I am currently looking at the evolution of the genome content of a particular species. I have >15 newly sequenced and annotated species, as well as a species tree and clusters of orthologs/paralogs ("orthogroups") across all species. Let's also say that I have, for each node in the species tree, a list of orthogroups that are lost/gained at this point in the tree. I have also already drawn nice annotated trees with charts at the nodes, giving me some overview of how much happened where. So far, so good.
What I am interested in is whether this can help me find out what functions are gained/lost, or whether pathways are introduced/disabled at each node in the tree, based on the appearance or disappearance of orthogroups at specific nodes. Note that the annotations of these organisms are not in public databases but I have inferred functional annotations (GO, KEGG, Reactome, ...) for them based on InterPro hits and reference species transfers. I also have mapped these functional terms to each orthogroup by simply taking the union of respective terms annotated in each orthogroup's member genes.
My idea was to take the lists of orthogroups that are lost/gained for each node, and use them as lists of 'interesting items' in functional gene set enrichment tools like topGO, with the full set of orthogroups and their terms as the background.

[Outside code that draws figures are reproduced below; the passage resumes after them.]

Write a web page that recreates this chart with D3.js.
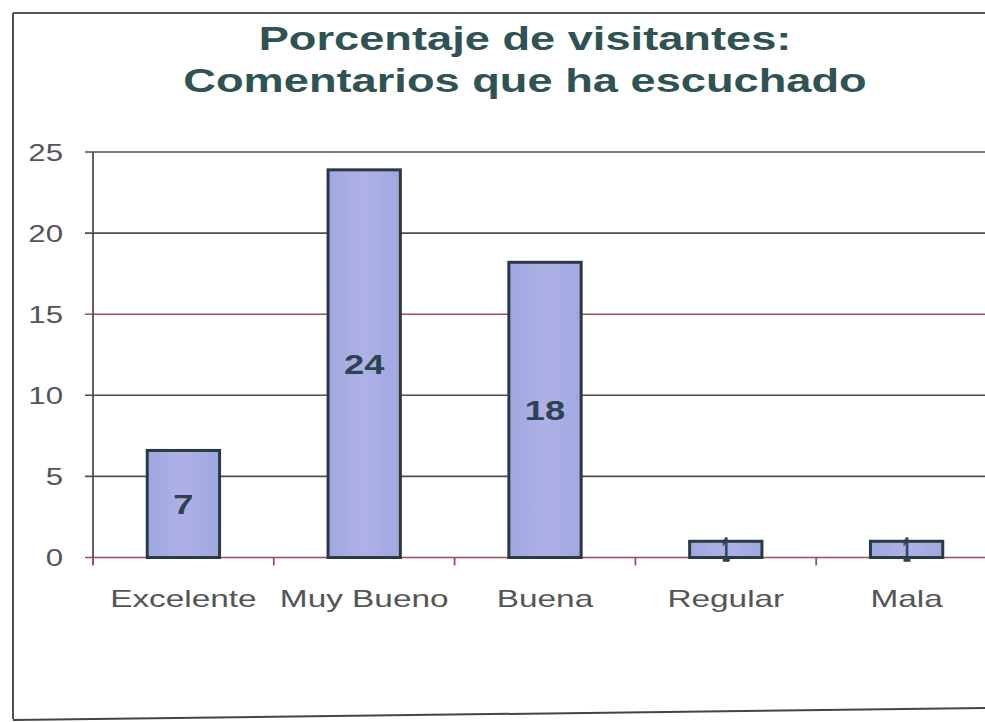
<!DOCTYPE html>
<html>
<head>
<meta charset="utf-8">
<script src="https://cdn.jsdelivr.net/npm/d3@7"></script>
<style>
  html, body { margin: 0; padding: 0; background: #fff; }
  svg { display: block; }
</style>
</head>
<body>
<svg id="chart" width="985" height="722"></svg>
<script>
const categories = ["Excelente", "Muy Bueno", "Buena", "Regular", "Mala"];
const values = [6.6, 23.9, 18.2, 1.0, 1.0];
const yTicks = [0, 5, 10, 15, 20, 25];
const titleLines = ["Porcentaje de visitantes:", "Comentarios que ha escuchado"];

const svg = d3.select("#chart");
const W = 985, H = 722;
const FONT = "Liberation Sans, Arial, sans-serif";

const x = d3.scaleBand().domain(categories).range([93, 997]).paddingInner(0.6).paddingOuter(0.3);
const y = d3.scaleLinear().domain([0, 25]).range([557.5, 152]);

// outer frame
svg.append("line").attr("x1", 13).attr("x2", W).attr("y1", 13).attr("y2", 13)
  .attr("stroke", "#555").attr("stroke-width", 2);
svg.append("line").attr("x1", 13).attr("x2", 13).attr("y1", 13).attr("y2", 719)
  .attr("stroke", "#5a4a55").attr("stroke-width", 2);
svg.append("line").attr("x1", 13).attr("x2", W).attr("y1", 720).attr("y2", 708)
  .attr("stroke", "#444").attr("stroke-width", 2);

// title
const title = svg.append("g");
titleLines.forEach((t, i) => {
  title.append("text")
    .attr("transform", `translate(525,${50 + i * 42}) scale(1.33,1)`)
    .attr("text-anchor", "middle")
    .attr("font-family", FONT)
    .attr("font-weight", "bold")
    .attr("font-size", 34)
    .attr("fill", "#2f5352")
    .text(t);
});

// gridlines (with outward tick stubs)
const grid = svg.append("g");
yTicks.forEach(v => {
  const red = (v === 15 || v === 0);
  grid.append("line")
    .attr("x1", 85).attr("x2", W)
    .attr("y1", y(v)).attr("y2", y(v))
    .attr("stroke", red ? "#9c4d5e" : "#4d4d4d")
    .attr("stroke-width", 1.6);
});

// y axis labels
const yAxis = d3.axisLeft(y).tickValues(yTicks).tickSize(0).tickPadding(0);
const yG = svg.append("g").attr("transform", "translate(63,0)").call(yAxis);
yG.select(".domain").remove();
yG.selectAll("text")
  .attr("x", 0).attr("dy", "0.35em")
  .attr("font-family", FONT)
  .attr("font-size", 24)
  .attr("fill", "#555")
  .each(function(d) {
    d3.select(this).attr("transform", `translate(0,${y(d)}) scale(1.3,1) translate(0,${-y(d)})`);
  });

// vertical axis line
svg.append("line").attr("x1", 93).attr("x2", 93).attr("y1", 152).attr("y2", 565)
  .attr("stroke", "#5a4a52").attr("stroke-width", 1.8);

// x axis ticks at category boundaries
const bounds = categories.map(c => x(c) - (x.step() - x.bandwidth()) / 2);
bounds.forEach(b => {
  svg.append("line").attr("x1", b).attr("x2", b).attr("y1", y(0)).attr("y2", y(0) + 8)
    .attr("stroke", "#9c4d5e").attr("stroke-width", 1.8);
});

// bar gradient
const defs = svg.append("defs");
const grad = defs.append("linearGradient").attr("id", "barGrad").attr("x1", "0").attr("x2", "1").attr("y1", "0").attr("y2", "0");
grad.append("stop").attr("offset", "0%").attr("stop-color", "#9ea8e0");
grad.append("stop").attr("offset", "50%").attr("stop-color", "#afb1e6");
grad.append("stop").attr("offset", "100%").attr("stop-color", "#9ea8e0");

const rows = categories.map((c, i) => ({ c, v: values[i] }));

// bars
svg.append("g").selectAll("rect")
  .data(rows)
  .join("rect")
  .attr("x", d => x(d.c))
  .attr("y", d => y(d.v))
  .attr("width", x.bandwidth())
  .attr("height", d => y(0) - y(d.v))
  .attr("fill", "url(#barGrad)")
  .attr("stroke", "#2c3945")
  .attr("stroke-width", 3);

// value labels
const fmt = d3.format(".0f");
svg.append("g").selectAll("text")
  .data(rows)
  .join("text")
  .attr("transform", d => {
    const cx = x(d.c) + x.bandwidth() / 2;
    const cy = (y(d.v) + y(0)) / 2;
    const sx = d.v < 3 ? 0.4 : 1.3;
    return `translate(${cx},${cy}) scale(${sx},1)`;
  })
  .attr("text-anchor", "middle")
  .attr("dy", "0.36em")
  .attr("font-family", FONT)
  .attr("font-weight", "bold")
  .attr("font-size", d => d.v < 3 ? 33 : 28)
  .attr("fill", "#2d4352")
  .attr("stroke", d => d.v < 3 ? "#2d4352" : "none")
  .attr("stroke-width", 1.5)
  .text(d => fmt(d.v));

// category labels
svg.append("g").selectAll("text")
  .data(categories)
  .join("text")
  .attr("transform", c => `translate(${x(c) + x.bandwidth() / 2},607) scale(1.39,1)`)
  .attr("text-anchor", "middle")
  .attr("font-family", FONT)
  .attr("font-size", 24)
  .attr("fill", "#555")
  .text(c => c);
</script>
</body>
</html>
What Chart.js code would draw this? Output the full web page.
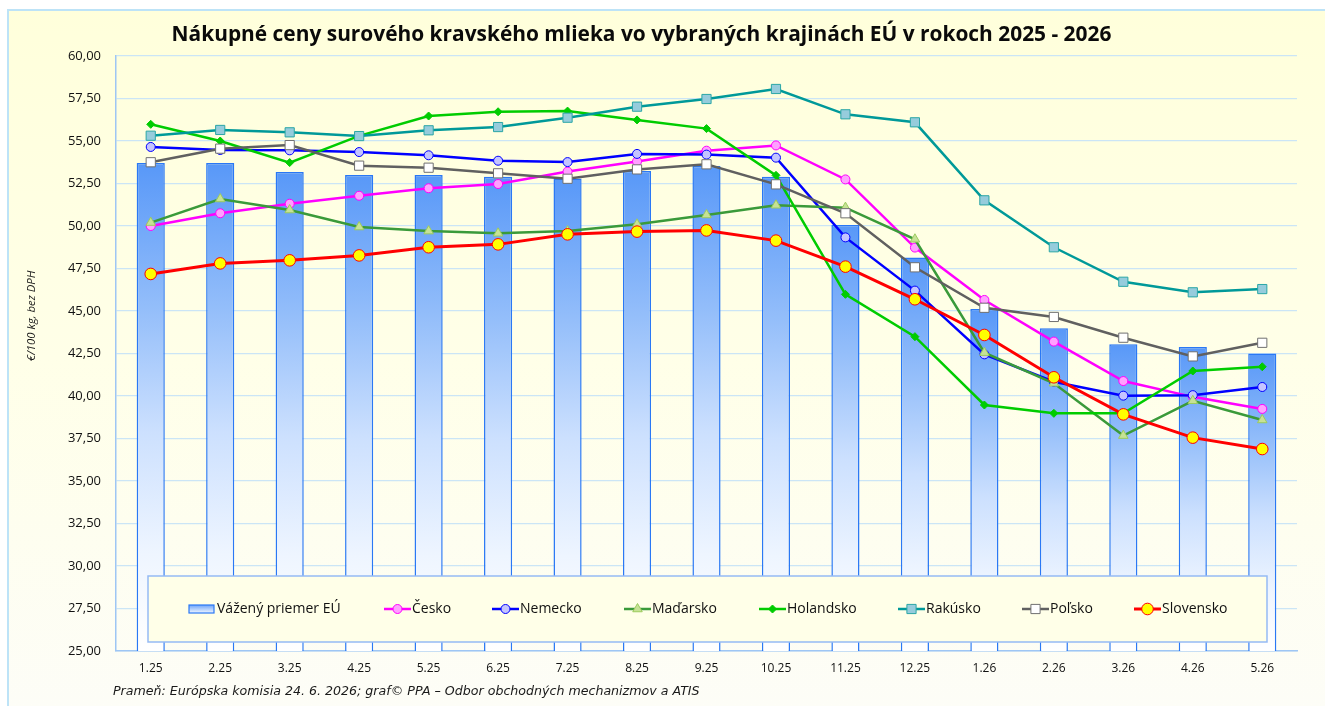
<!DOCTYPE html>
<html><head><meta charset="utf-8">
<script src="https://cdn.jsdelivr.net/npm/chart.js@4.4.1/dist/chart.umd.min.js"></script>
<style>html,body{margin:0;padding:0;background:#fff;}#wrap{width:1325px;height:706px;position:relative;}</style>
</head><body><div id="wrap"><canvas id="c" width="1325" height="706"></canvas></div>
<script>
// ---- data ----
const categories = ['1.25','2.25','3.25','4.25','5.25','6.25','7.25','8.25','9.25','10.25','11.25','12.25','1.26','2.26','3.26','4.26','5.26'];
const euAverage  = [53.70,53.70,53.18,53.00,53.00,52.90,52.80,53.24,53.53,52.90,50.06,48.14,45.12,43.98,43.04,42.88,42.50];
const cesko      = [50.00,50.75,51.31,51.78,52.22,52.47,53.20,53.80,54.43,54.74,52.74,48.73,45.65,43.20,40.88,39.95,39.24];
const nemecko    = [54.65,54.47,54.45,54.35,54.16,53.84,53.76,54.24,54.20,54.02,49.33,46.20,42.45,40.84,40.02,40.05,40.53];
const madarsko   = [50.20,51.59,50.94,49.94,49.70,49.57,49.70,50.10,50.65,51.22,51.08,49.22,42.55,40.75,37.67,39.72,38.59];
const holandsko  = [55.98,55.00,53.73,55.30,56.47,56.72,56.76,56.24,55.73,52.98,45.98,43.49,39.47,38.98,38.98,41.47,41.72];
const rakusko    = [55.31,55.65,55.51,55.29,55.63,55.82,56.37,57.02,57.47,58.06,56.57,56.10,51.51,48.75,46.72,46.10,46.29];
const polsko     = [53.75,54.55,54.76,53.55,53.43,53.10,52.78,53.33,53.63,52.45,50.75,47.57,45.19,44.65,43.43,42.33,43.13];
const slovensko  = [47.18,47.80,47.98,48.27,48.75,48.92,49.51,49.67,49.74,49.14,47.61,45.69,43.59,41.10,38.92,37.55,36.88];
const yMin = 25, yMax = 60, yStep = 2.5;
const seriesNames = ['Vážený priemer EÚ','Česko','Nemecko','Maďarsko','Holandsko','Rakúsko','Poľsko','Slovensko'];
const titleText = 'Nákupné ceny surového kravského mlieka vo vybraných krajinách EÚ v rokoch 2025 - 2026';
const yTitleText = '€/100 kg, bez DPH';
const footerText = 'Prameň: Európska komisia 24. 6. 2026; graf© PPA – Odbor obchodných mechanizmov a ATIS';

// ---- layout (not data) ----
const legendX = [189, 384, 492, 624, 759, 898, 1022, 1134];
const FONT = '"Open Sans", "Noto Sans", sans-serif';

function barGradient(c) {
  const chart = c.chart;
  if (!chart.chartArea || c.type !== 'data') return '#7aaefb';
  const y = chart.scales.y;
  const top = y.getPixelForValue(c.raw);
  const bottom = y.getPixelForValue(yMin);
  const g = chart.ctx.createLinearGradient(0, top, 0, bottom);
  g.addColorStop(0, 'rgb(88,152,248)');
  g.addColorStop(0.3, 'rgb(148,190,250)');
  g.addColorStop(0.55, 'rgb(204,224,254)');
  g.addColorStop(0.8, 'rgb(238,245,255)');
  g.addColorStop(1, 'rgb(255,255,255)');
  return g;
}

function lineDs(label, data, color, pt, r, fill, border, order, lw) {
  return {type:'line', label, data, borderColor:color, borderWidth:lw||2.5, backgroundColor:fill,
    pointStyle:pt, pointRadius:r, pointHoverRadius:r, pointBackgroundColor:fill, pointBorderColor:border,
    pointBorderWidth:1, tension:0, fill:false, order};
}

const datasets = [
  {type:'bar', label:seriesNames[0], data:euAverage, backgroundColor:barGradient, borderColor:'#2A78F5',
   borderWidth:1.5, borderSkipped:false, barPercentage:0.405, categoryPercentage:1, order:20},
  lineDs(seriesNames[1], cesko, '#FF00FF', 'circle', 4.5, '#FFA0FF', '#FF00FF', 7),
  lineDs(seriesNames[2], nemecko, '#0000FF', 'circle', 4.5, '#C4C4FF', '#0000FF', 6),
  lineDs(seriesNames[3], madarsko, '#3A9A3A', 'triangle', 5.5, '#C6E295', '#9CCB5E', 5),
  lineDs(seriesNames[4], holandsko, '#00CC00', 'rectRot', 4, '#00CC00', '#00CC00', 4),
  lineDs(seriesNames[5], rakusko, '#009999', 'rect', 6.5, '#96CCDC', '#2AA6A6', 3),
  lineDs(seriesNames[6], polsko, '#606060', 'rect', 6.5, '#FFFFFF', '#707070', 2),
  lineDs(seriesNames[7], slovensko, '#FF0000', 'circle', 5.8, '#FFFF00', '#FF0000', 1, 3)
];

function fitFont(ctx, text, style, family, base, target) {
  ctx.font = style + ' ' + base + 'px ' + family;
  const w = ctx.measureText(text).width;
  const size = base * target / w;
  ctx.font = style + ' ' + size.toFixed(2) + 'px ' + family;
}

const decor = {
  id:'decor',
  beforeDraw(chart) {
    const ctx = chart.ctx;
    ctx.save();
    ctx.fillStyle = '#FFFFFF';
    ctx.fillRect(0,0,chart.width,chart.height);
    const g = ctx.createLinearGradient(0,10,0,chart.height);
    g.addColorStop(0,'#FFFFDB');
    g.addColorStop(0.5,'#FFFFE8');
    g.addColorStop(1,'#FDFDF7');
    ctx.fillStyle = g;
    ctx.fillRect(8,10,chart.width,chart.height);
    ctx.strokeStyle = '#BDE3F7';
    ctx.lineWidth = 2;
    ctx.strokeRect(8,10,chart.width+10,chart.height+10);
    ctx.restore();
  },
  afterDatasetsDraw(chart) {
    const ctx = chart.ctx;
    const ca = chart.chartArea;
    const bx = ca.left + 32, by = 576, bw = 1267 - bx, bh = 66;
    ctx.save();
    ctx.fillStyle = '#FFFFE8';
    ctx.fillRect(bx, by, bw, bh);
    ctx.strokeStyle = '#95BAF5';
    ctx.lineWidth = 1.5;
    ctx.strokeRect(bx, by, bw, bh);
    const ly = 609;
    chart.data.datasets.forEach((ds, i) => {
      const x0 = legendX[i];
      if (ds.type === 'bar') {
        const g = ctx.createLinearGradient(0, ly-4, 0, ly+4);
        g.addColorStop(0,'rgb(110,165,250)'); g.addColorStop(1,'rgb(240,246,255)');
        ctx.fillStyle = g;
        ctx.fillRect(x0, ly-4, 25, 8);
        ctx.strokeStyle = ds.borderColor; ctx.lineWidth = 1.2;
        ctx.strokeRect(x0, ly-4, 25, 8);
      } else {
        ctx.strokeStyle = ds.borderColor; ctx.lineWidth = ds.borderWidth;
        ctx.beginPath(); ctx.moveTo(x0, ly); ctx.lineTo(x0+27, ly); ctx.stroke();
        ctx.fillStyle = ds.pointBackgroundColor; ctx.strokeStyle = ds.pointBorderColor; ctx.lineWidth = 1;
        Chart.helpers.drawPoint(ctx, {pointStyle: ds.pointStyle, radius: ds.pointRadius, rotation: 0, borderWidth: 1}, x0+13.5, ly);
      }
      ctx.fillStyle = '#111';
      ctx.font = '14px ' + FONT;
      ctx.textAlign = 'left'; ctx.textBaseline = 'middle';
      ctx.fillText(ds.label, x0 + 28, ly + 0.5);
    });
    ctx.restore();
  },
  afterDraw(chart) {
    const ctx = chart.ctx;
    ctx.save();
    ctx.fillStyle = '#0A0A0A';
    ctx.font = 'bold 20.9px ' + FONT;
    ctx.textAlign = 'center'; ctx.textBaseline = 'middle';
    ctx.fillText(titleText, 641.5, 35);
    fitFont(ctx, footerText, 'italic', '"DejaVu Sans", sans-serif', 12, 587);
    ctx.textAlign = 'left';
    ctx.fillStyle = '#1A1A1A';
    ctx.fillText(footerText, 113, 692);
    ctx.translate(32, 316);
    ctx.rotate(-Math.PI/2);
    ctx.textAlign = 'center';
    ctx.font = 'italic 11.3px ' + FONT;
    ctx.fillText(yTitleText, 0, 0);
    ctx.restore();
  }
};

new Chart(document.getElementById('c'), {
  data: {labels: categories, datasets},
  options: {
    responsive:false, animation:false, devicePixelRatio:1,
    layout:{padding:{top:56, left:0, right:28, bottom:0}},
    plugins:{legend:{display:false}, title:{display:false}, tooltip:{enabled:false}},
    scales:{
      x:{type:'category', offset:true,
        grid:{display:false, drawTicks:false},
        border:{display:true, color:'#9EC6F4', width:1.5},
        ticks:{color:'#111', font:{family:FONT, size:12}, padding:10, maxRotation:0, autoSkip:false},
        afterFit(s){ s.height = 55; }
      },
      y:{type:'linear', min:yMin, max:yMax,
        grid:{color:'#CBE5F6', lineWidth:1.3, drawTicks:false},
        border:{display:true, color:'#9EC6F4', width:1.5},
        ticks:{stepSize:yStep, color:'#111', font:{family:FONT, size:13}, padding:15,
          callback:(v)=>Number(v).toFixed(2).replace('.', ',')},
        afterFit(s){ s.width = 116; }
      }
    }
  },
  plugins:[decor]
});
</script></body></html>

For topGO, I have done this, but I am not so sure that this is the right approach to go with and I can trust the results... especially given the fact that I'm looking at many species here.
Also, can anyone recommend other functional enrichment tools, in particular for metabolic pathways, which are:
- well documented,
- not restricted to human/mouse/... but able to work with custom data sets, and
- do not require expression data (which I don't have -- all I have is lists of 'interesting' groups as they are lost or gained).
Looking at the usual suspects like GAGE, clusterProfiler etc. -- these tools look like they are are meant to drive differential expression analysis in the usual popular organisms, but if you need more generic functionality, or don't have the right kind of input, the documentation is very sparse.
I am absolutely not afraid of writing code (as I'm mainly a developer) or munging the data in any form, I'm just quite new at data analysis ;)